Precision BioSciences has landed on an ideal patient population for its lead off-the-shelf cell therapy to treat blood cancer, and it’s, well, precise.
The North Carolina biotech unearthed new phase 1 data showing that its frontrunner therapy, azer-cel, performed best in patients with diffuse large B cell lymphoma that had relapsed after prior autologous therapy. The treatment was found to elicit an 83% overall response rate in 18 evaluable patients that fit these criteria, with the duration of response lasting at least six months in 55% of patients, according to a presentation Wednesday.

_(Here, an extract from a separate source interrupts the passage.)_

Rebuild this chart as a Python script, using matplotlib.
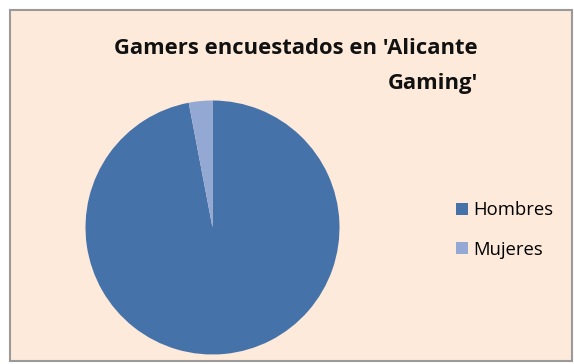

Precision derives its cell therapy from healthy donors—known as allogeneic therapy—a more efficient process than the company’s autologous peers, which source from a patient’s own cells. The expected dose for a nearing phase 2 trial will be 500 million cells plus FluCy 750 (a chemotherapy variant used to help with lymphodepletion).

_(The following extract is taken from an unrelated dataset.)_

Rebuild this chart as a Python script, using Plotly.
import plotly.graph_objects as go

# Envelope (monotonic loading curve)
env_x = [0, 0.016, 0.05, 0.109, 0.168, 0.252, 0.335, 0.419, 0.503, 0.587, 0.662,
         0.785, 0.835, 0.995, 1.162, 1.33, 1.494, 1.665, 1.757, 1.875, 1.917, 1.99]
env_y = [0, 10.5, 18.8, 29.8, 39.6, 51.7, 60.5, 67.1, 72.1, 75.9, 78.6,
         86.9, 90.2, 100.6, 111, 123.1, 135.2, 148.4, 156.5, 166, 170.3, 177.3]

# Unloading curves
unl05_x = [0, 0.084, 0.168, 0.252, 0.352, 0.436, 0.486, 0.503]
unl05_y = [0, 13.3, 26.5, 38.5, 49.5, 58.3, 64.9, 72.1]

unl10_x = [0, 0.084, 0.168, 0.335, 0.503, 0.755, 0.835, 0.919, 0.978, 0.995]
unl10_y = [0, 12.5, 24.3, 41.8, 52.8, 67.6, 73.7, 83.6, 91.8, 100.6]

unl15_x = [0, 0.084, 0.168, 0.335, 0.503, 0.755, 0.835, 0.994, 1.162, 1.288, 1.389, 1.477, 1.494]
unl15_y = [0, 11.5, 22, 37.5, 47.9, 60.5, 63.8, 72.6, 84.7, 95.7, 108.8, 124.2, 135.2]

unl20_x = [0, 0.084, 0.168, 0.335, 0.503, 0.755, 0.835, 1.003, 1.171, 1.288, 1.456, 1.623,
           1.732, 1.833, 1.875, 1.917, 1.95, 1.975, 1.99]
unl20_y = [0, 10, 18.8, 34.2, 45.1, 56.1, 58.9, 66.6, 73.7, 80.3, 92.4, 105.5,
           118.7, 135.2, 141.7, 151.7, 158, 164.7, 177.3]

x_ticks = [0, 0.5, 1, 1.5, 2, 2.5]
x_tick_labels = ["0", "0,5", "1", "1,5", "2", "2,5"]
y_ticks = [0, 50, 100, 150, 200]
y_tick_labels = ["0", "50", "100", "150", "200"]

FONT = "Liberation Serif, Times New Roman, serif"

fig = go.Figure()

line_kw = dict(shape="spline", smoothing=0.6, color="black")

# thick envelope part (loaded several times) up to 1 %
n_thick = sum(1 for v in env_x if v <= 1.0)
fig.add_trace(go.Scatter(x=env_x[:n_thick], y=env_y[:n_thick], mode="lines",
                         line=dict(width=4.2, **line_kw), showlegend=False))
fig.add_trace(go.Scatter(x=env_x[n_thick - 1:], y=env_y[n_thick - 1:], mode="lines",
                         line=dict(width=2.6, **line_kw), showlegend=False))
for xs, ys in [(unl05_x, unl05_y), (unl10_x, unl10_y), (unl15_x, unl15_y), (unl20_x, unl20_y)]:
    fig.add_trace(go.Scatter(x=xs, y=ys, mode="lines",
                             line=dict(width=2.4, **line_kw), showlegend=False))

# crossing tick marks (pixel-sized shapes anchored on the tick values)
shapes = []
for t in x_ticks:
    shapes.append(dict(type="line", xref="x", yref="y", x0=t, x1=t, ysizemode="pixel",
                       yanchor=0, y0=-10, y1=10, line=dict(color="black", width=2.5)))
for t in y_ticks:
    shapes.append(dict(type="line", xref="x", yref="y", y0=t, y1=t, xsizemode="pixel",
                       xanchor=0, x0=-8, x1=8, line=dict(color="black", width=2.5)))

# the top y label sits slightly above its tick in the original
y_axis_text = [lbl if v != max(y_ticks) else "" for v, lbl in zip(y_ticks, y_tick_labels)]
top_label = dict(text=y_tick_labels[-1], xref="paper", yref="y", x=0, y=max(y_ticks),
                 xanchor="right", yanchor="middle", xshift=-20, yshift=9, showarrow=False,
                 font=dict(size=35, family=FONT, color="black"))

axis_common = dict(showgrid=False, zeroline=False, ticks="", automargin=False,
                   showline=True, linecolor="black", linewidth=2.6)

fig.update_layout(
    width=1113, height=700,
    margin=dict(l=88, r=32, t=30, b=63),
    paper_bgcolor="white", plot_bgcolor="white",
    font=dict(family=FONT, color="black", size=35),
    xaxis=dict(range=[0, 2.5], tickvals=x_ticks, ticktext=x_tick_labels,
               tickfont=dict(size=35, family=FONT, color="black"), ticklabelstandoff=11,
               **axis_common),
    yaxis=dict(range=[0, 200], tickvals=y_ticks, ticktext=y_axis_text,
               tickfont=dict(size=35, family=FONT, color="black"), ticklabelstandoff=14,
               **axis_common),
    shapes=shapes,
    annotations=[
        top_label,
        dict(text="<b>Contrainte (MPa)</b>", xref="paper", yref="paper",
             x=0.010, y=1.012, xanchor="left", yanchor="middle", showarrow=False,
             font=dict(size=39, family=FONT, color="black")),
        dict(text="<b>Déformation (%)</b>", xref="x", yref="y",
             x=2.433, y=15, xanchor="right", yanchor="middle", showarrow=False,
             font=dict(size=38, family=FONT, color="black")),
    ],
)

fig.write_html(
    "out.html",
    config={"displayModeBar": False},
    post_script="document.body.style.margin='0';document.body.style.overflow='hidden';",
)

That combo has, so far, proven to be the right cocktail for adequate safety results. Data from 12 patients that received standard lymphodepletion or FluCy750 had no grade 3 or higher experiences with cytokine release syndrome, or any other side effect of note. Seven patients experienced either grade 1 or grade 2 cytokine release syndrome. It’s a significant and much-needed improvement after five deaths were reported in two prior cohorts due to neurotoxicity from a previous medicine called fludarabine that was used for lymphodepletion.
The response rates in the relapse group plus the improved safety profile have prompted the company to move full-steam ahead toward a meeting with the FDA in June ahead of an expected phase 2 registrational trial. The hurdle for Precision will be convincing regulators that a single-arm trial will produce adequate data for a subsequent approval trial.
“We don’t see anything you can randomize here,” said CEO Michael Amoroso. “What I will tell you about single-arm trials, in that conversation, is we're talking about a primary endpoint of response and secondary endpoints of durability of response and safety.“ Amoroso said Precision would update investors “a few short weeks” after receiving regulator feedback in writing.
That feedback will also help inform Precision’s runner-up allo program, PBCAR19B, known as “stealth cell.” The asset is in the earlier stages of a phase 1 trial than azer-cell and is being planned as a direct cell therapy competitor, as opposed to an option for relapsed patients. The company reported Wednesday that the 540 million cell dose level of stealth cell has shown a 71% overall response rate among seven evaluable patients.
But Amoroso expects the company to need a randomized trial for the asset sometime down the road and is now open to hearing offers on potential partnerships to help pay for that.
“We are open, on the back of this data, for seeking the right CAR-T partnership for a larger trial,” he said. “I think it would be very difficult for us to think about pursuing all of those assets on our own.”